High temperature decreases the PIC / POC ratio and increases phosphorus requirements in Coccolithus pelagicus (Haptophyta)
- 1CEES, Dept. of Biosciences, University of Oslo, P.O. Box 1066 Blindern, 0316 Oslo, Norway
- 2Dept. of Earth Sciences, Palaeobiology, Villavägen 16, 75236 Uppsala, Sweden
- 3Marine Biology, Dept. of Biosciences, University of Oslo, P.O. Box 1066 Blindern, 0316 Oslo, Norway
- 4UPMC, CNRS, Biological Station Roscoff, Place Georges Teissier, 29680 Roscoff, France
Abstract. Rising ocean temperatures will likely increase stratification of the water column and reduce nutrient input into the photic zone. This will increase the likelihood of nutrient limitation in marine microalgae, leading to changes in the abundance and composition of phytoplankton communities, which in turn will affect global biogeochemical cycles.

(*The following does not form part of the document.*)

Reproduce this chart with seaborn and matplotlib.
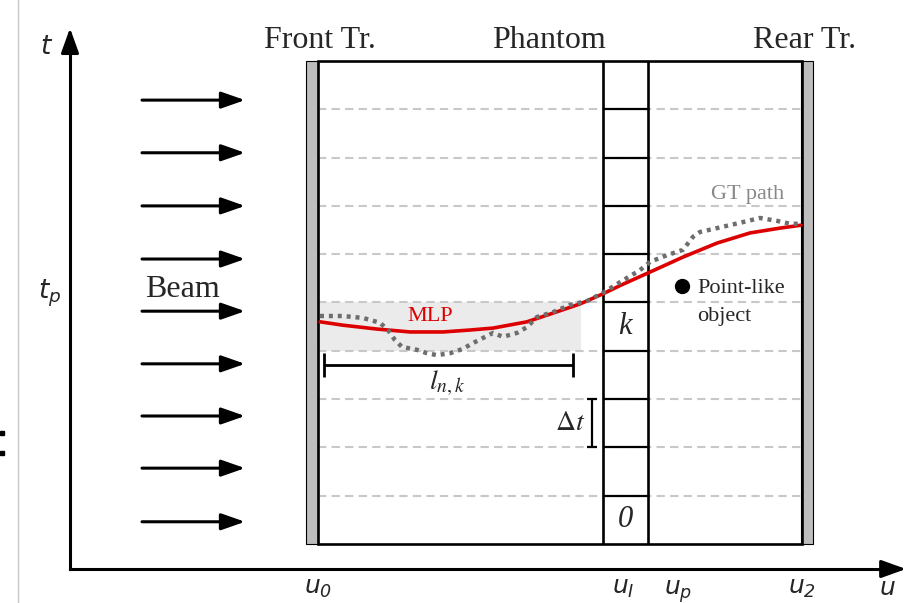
import matplotlib
matplotlib.use("Agg")
import matplotlib.pyplot as plt
import seaborn as sns
from matplotlib.patches import Rectangle

# ---- diagram values (u in detector units, t in cell rows) ----
U_TICKS = [318, 623, 678, 802]
U_LABELS = [r"$u_0$", r"$u_I$", r"$u_p$", r"$u_2$"]
T_P = 5.30
N_ROWS = 10
GRID_T = [1, 2, 3, 4, 5, 6, 7, 8, 9]
PHANTOM_U = [603, 648]
BEAM_T = [0.46, 1.57, 2.65, 3.73, 4.82, 5.90, 7.00, 8.10, 9.19]
BEAM_U = [142, 245]
HEADERS = ["Front Tr.", "Phantom", "Rear Tr."]
HEADER_U = [320, 549, 805]

# most likely path (red)
MLP_U = [320, 343, 377, 410, 443, 470, 493, 527, 553, 580, 603, 620, 650, 683, 717, 750, 780, 801]
MLP_T = [4.60, 4.53, 4.45, 4.39, 4.39, 4.43, 4.47, 4.60, 4.78, 4.97, 5.18, 5.35, 5.63, 5.94,
         6.23, 6.44, 6.54, 6.60]

# ground truth path (dotted grey)
GT_U = [320, 343, 363, 380, 388, 395, 402, 417, 427, 437, 450, 463, 473, 493, 503, 517, 527,
        537, 553, 570, 587, 603, 620, 640, 650, 667, 683, 693, 700, 717, 740, 760, 777, 790, 801]
GT_T = [4.72, 4.72, 4.68, 4.58, 4.43, 4.22, 4.08, 4.02, 3.95, 3.91, 3.95, 4.04, 4.16, 4.37,
        4.29, 4.37, 4.49, 4.70, 4.80, 4.95, 5.03, 5.20, 5.42, 5.67, 5.84, 5.98, 6.09, 6.36,
        6.46, 6.54, 6.65, 6.75, 6.69, 6.63, 6.63]

SHADE_U = [318, 581]
K_ROW = 4
DT_ROW = 2
LNK_U = [324, 573]
LNK_T = 3.71
POINT_U, POINT_T = 682, 5.34

sns.set_theme(style="white")
plt.rcParams["font.family"] = ["Liberation Serif", "DejaVu Serif"]
plt.rcParams["mathtext.fontset"] = "custom"
plt.rcParams["mathtext.rm"] = "DejaVu Sans:italic"
plt.rcParams["mathtext.it"] = "DejaVu Sans:italic"

fig = plt.figure(figsize=(9.08, 6.03), dpi=100)
ax = fig.add_axes([70 / 908, 34 / 603, 838 / 908, 569 / 603])
ax.set_xlim(70, 908)
ax.set_ylim(-0.518, 11.263)
ax.patch.set_alpha(0)
y0 = -0.518

# axes as arrows
for s in ["top", "right"]:
    ax.spines[s].set_visible(False)
for s in ["left", "bottom"]:
    ax.spines[s].set_linewidth(2.2)
    ax.spines[s].set_color("black")
ax.spines["bottom"].set_bounds(70, 890)
ax.spines["left"].set_bounds(y0, 10.3)
head = dict(arrowstyle="-|>,head_length=1.25,head_width=0.45", lw=2.2, color="black",
            shrinkA=0, shrinkB=0)
ax.annotate("", xy=(906, y0), xytext=(886, y0), arrowprops=head, annotation_clip=False)
ax.annotate("", xy=(70, 10.68), xytext=(70, 10.25), arrowprops=head, annotation_clip=False)

ax.set_xticks(U_TICKS, U_LABELS, fontsize=18)
ax.set_yticks([T_P], [r"$t_p$"], fontsize=19)
ax.tick_params(axis="both", direction="inout", length=12, width=2, color="black", pad=0.5)
ax.text(887, -0.93, r"$u$", fontsize=18, ha="center", va="center")
ax.text(47, 10.27, r"$t$", fontsize=19, ha="center", va="center")

# shaded cell row and grid
ax.fill_between(SHADE_U, K_ROW, K_ROW + 1, color="#ebebeb", lw=0, zorder=1)
ax.hlines(GRID_T, U_TICKS[0], U_TICKS[-1], colors="#c8c8c8", lw=1.5,
          linestyles=(0, (4, 2.5)), zorder=2)

# trackers and box
ax.add_patch(Rectangle((306, 0), 12, N_ROWS, facecolor="#bdbdbd", edgecolor="black", lw=0.8, zorder=3))
ax.add_patch(Rectangle((801, 0), 12, N_ROWS, facecolor="#bdbdbd", edgecolor="black", lw=0.8, zorder=3))
ax.add_patch(Rectangle((U_TICKS[0], 0), U_TICKS[-1] - U_TICKS[0], N_ROWS, fill=False,
                       edgecolor="black", lw=1.9, zorder=4))
ax.vlines(PHANTOM_U, 0, N_ROWS, colors="black", lw=1.9, zorder=4)
ax.hlines(GRID_T, PHANTOM_U[0], PHANTOM_U[1], colors="black", lw=1.6, zorder=4)

# beam
for t in BEAM_T:
    ax.annotate("", xy=(BEAM_U[1], t), xytext=(BEAM_U[0], t),
                arrowprops=dict(arrowstyle="-|>,head_length=1.2,head_width=0.42", lw=2.2,
                                color="black", shrinkA=0, shrinkB=0))
ax.text(182, 5.26, "Beam", fontsize=23, ha="center", va="center")

# paths
sns.lineplot(x=MLP_U, y=MLP_T, sort=False, estimator=None, color="#dd0000", lw=2.6,
             ax=ax, zorder=5)
sns.lineplot(x=GT_U, y=GT_T, sort=False, estimator=None, color="#6e6e6e", lw=3.2,
             linestyle=(0, (0.9, 1.1)), ax=ax, zorder=6)
ax.text(430, 4.70, "MLP", color="#dd0000", fontsize=16, ha="center", va="center")
ax.text(748, 7.23, "GT path", color="#888888", fontsize=16, ha="center", va="center")

# point-like object
ax.plot(POINT_U, POINT_T, "o", color="black", ms=10, zorder=6)
ax.text(697, 5.30, "Point-like", fontsize=16, ha="left", va="center")
ax.text(697, 4.70, "object", fontsize=16, ha="left", va="center")

# headers
for name, u in zip(HEADERS, HEADER_U):
    ax.text(u, 10.43, name, fontsize=23, ha="center", va="center")

# cell labels and brackets
ax.text(625, K_ROW + 0.5, "k", fontsize=22, style="italic", ha="center", va="center")
ax.text(625, 0.5, "0", fontsize=22, style="italic", ha="center", va="center")
ax.vlines(592, DT_ROW, DT_ROW + 1, colors="black", lw=1.6)
ax.hlines([DT_ROW, DT_ROW + 1], 587, 597, colors="black", lw=1.6)
ax.text(570, DT_ROW + 0.5, r"$\Delta t$", fontsize=20, ha="center", va="center",
        math_fontfamily="stix")
ax.hlines(LNK_T, LNK_U[0], LNK_U[1], colors="black", lw=2)
ax.vlines(LNK_U, LNK_T - 0.25, LNK_T + 0.25, colors="black", lw=2)
ax.text(447, 3.33, r"$l_{n,k}$", fontsize=20, ha="center", va="center", math_fontfamily="stix")

# page edge remnants at the left
ax.plot([18, 18], [y0 - 1, 11.3], color="#c8c8c8", lw=1, clip_on=False)
ax.plot([2, 2], [2.30, 1.89], "s", color="black", ms=3, clip_on=False)

fig.savefig("out.png", dpi=100)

Calcifying algae, such as coccolithophores, influence the carbon cycle by fixing CO2 into particulate organic carbon through photosynthesis (POC production) and into particulate inorganic carbon through calcification (PIC production). As calcification produces a net release of CO2, the ratio of PIC to POC production determines whether coccolithophores act as a source (high PIC / POC) or a sink (low PIC / POC) of atmospheric CO2. We studied the effect of phosphorus (P-) limitation and high temperature on the physiology and the PIC / POC ratio of two subspecies of Coccolithus pelagicus. This large and heavily calcified species is a major contributor to calcite export from the photic zone into deep-sea reservoirs. Phosphorus limitation did not influence exponential growth rates in either subspecies, but P-limited cells had significantly lower cellular P-content. One of the subspecies was subjected to a 5 °C temperature increase from 10 °C to 15 °C, which did not affect exponential growth rates either, but nearly doubled cellular P-content under both high and low phosphate availability. This temperature increase reduced the PIC / POC ratio by 40–60%, whereas the PIC / POC ratio did not differ between P-limited and nutrient-replete cultures when the subspecies were grown near their respective isolation temperature. Both P-limitation and elevated temperature significantly increased coccolith malformations. Our results suggest that a temperature increase may intensify P-limitation due to a higher P-requirement to maintain growth and POC production rates, possibly reducing abundances in a warmer ocean. Under such a scenario C. pelagicus may decrease its calcification rate relative to photosynthesis, thus favouring CO2 sequestration over release. It seems unlikely that P-limitation by itself causes changes in the PIC / POC ratio in this species.